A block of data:
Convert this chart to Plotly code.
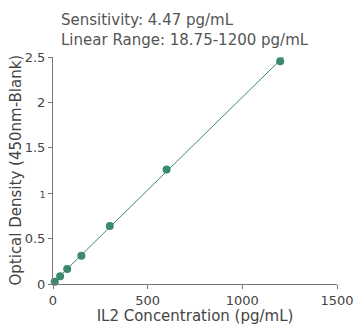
import numpy as np
import plotly.graph_objects as go

concentration = [9.375, 37.5, 75, 150, 300, 600, 1200]
od = [0.025, 0.085, 0.166, 0.31, 0.64, 1.26, 2.454]

y_ticks = [0, 0.5, 1, 1.5, 2, 2.5]
y_ticktext = ["0", "0.5", "<span style='font-size:9px'>1</span>", "1.5", "2", "2.5"]
x_ticks = [0, 500, 1000, 1500]

title_lines = ["Sensitivity: 4.47 pg/mL", "Linear Range: 18.75-1200 pg/mL"]
y_title = "Optical Density (450nm-Blank)"

green = "#3b8a6b"
font = "DejaVu Sans, sans-serif"

slope, intercept = np.polyfit(concentration, od, 1)
fit_x = [0, 1500]
fit_y = [intercept + slope * v for v in fit_x]

fig = go.Figure()
fig.add_trace(go.Scatter(x=fit_x, y=fit_y, mode="lines",
                         line=dict(color=green, width=1), hoverinfo="skip"))
fig.add_trace(go.Scatter(x=concentration, y=od, mode="markers",
                         marker=dict(color=green, size=8), cliponaxis=False))

axis_common = dict(showgrid=False, zeroline=False, showline=True, linecolor="#777",
                   linewidth=1, ticks="outside", ticklen=4, tickcolor="#777",
                   automargin=False, ticklabeloverflow="allow",
                   tickfont=dict(size=13, color="#444"))

fig.update_xaxes(range=[0, 1500], tickvals=x_ticks,
                 title=dict(text="IL2 Concentration (pg/mL)", font=dict(size=15, color="#444"), standoff=0),
                 **axis_common)
fig.update_yaxes(range=[0, 2.5], tickvals=y_ticks, ticktext=y_ticktext, **axis_common)

# plot area spans rows 57..284 (227 px), columns 53..337 (284 px)
for line, py in zip(title_lines, [20, 40]):
    fig.add_annotation(text=line, xref="paper", yref="paper",
                       x=(59 - 53) / 284, y=(284 - py) / 227,
                       xanchor="left", yanchor="middle", showarrow=False,
                       font=dict(size=15, color="#555"))

# y title as a rotated annotation, kept clear of the tick labels
fig.add_annotation(text=y_title, xref="paper", yref="paper",
                   x=(15 - 53) / 284, y=0.5, textangle=-90,
                   xanchor="center", yanchor="middle", showarrow=False,
                   font=dict(size=15, color="#444"))

fig.update_layout(
    width=354, height=325,
    margin=dict(l=53, r=17, t=57, b=41),
    paper_bgcolor="white", plot_bgcolor="white",
    showlegend=False,
    font=dict(family=font, color="#444"),
)

# drop the default 8px body margin so the figure fills the window exactly
fig.write_html("out.html", config={"displayModeBar": False},
               post_script="document.body.style.margin='0';")
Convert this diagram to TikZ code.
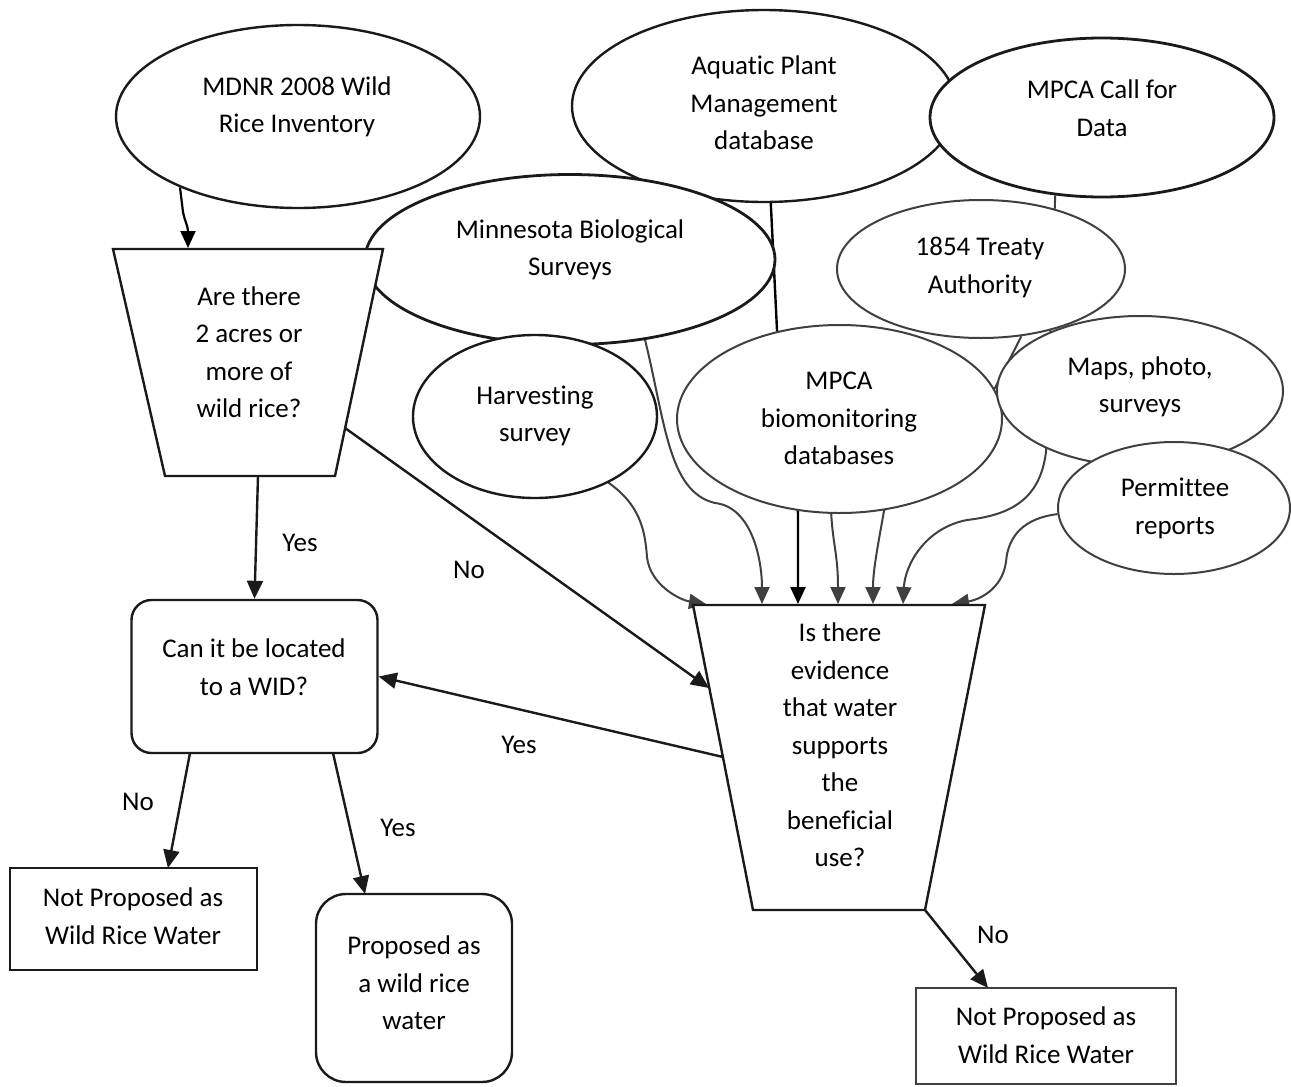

What you should do: Without the pictures, write out the lines from the beginning of the entries through the line with "fit_y = [intercept".

Output below:
Convert this chart to Plotly code.
import numpy as np
import plotly.graph_objects as go

concentration = [9.375, 37.5, 75, 150, 300, 600, 1200]
od = [0.025, 0.085, 0.166, 0.31, 0.64, 1.26, 2.454]

y_ticks = [0, 0.5, 1, 1.5, 2, 2.5]
y_ticktext = ["0", "0.5", "<span style='font-size:9px'>1</span>", "1.5", "2", "2.5"]
x_ticks = [0, 500, 1000, 1500]

title_lines = ["Sensitivity: 4.47 pg/mL", "Linear Range: 18.75-1200 pg/mL"]
y_title = "Optical Density (450nm-Blank)"

green = "#3b8a6b"
font = "DejaVu Sans, sans-serif"

slope, intercept = np.polyfit(concentration, od, 1)
fit_x = [0, 1500]
fit_y = [intercept + slope * v for v in fit_x]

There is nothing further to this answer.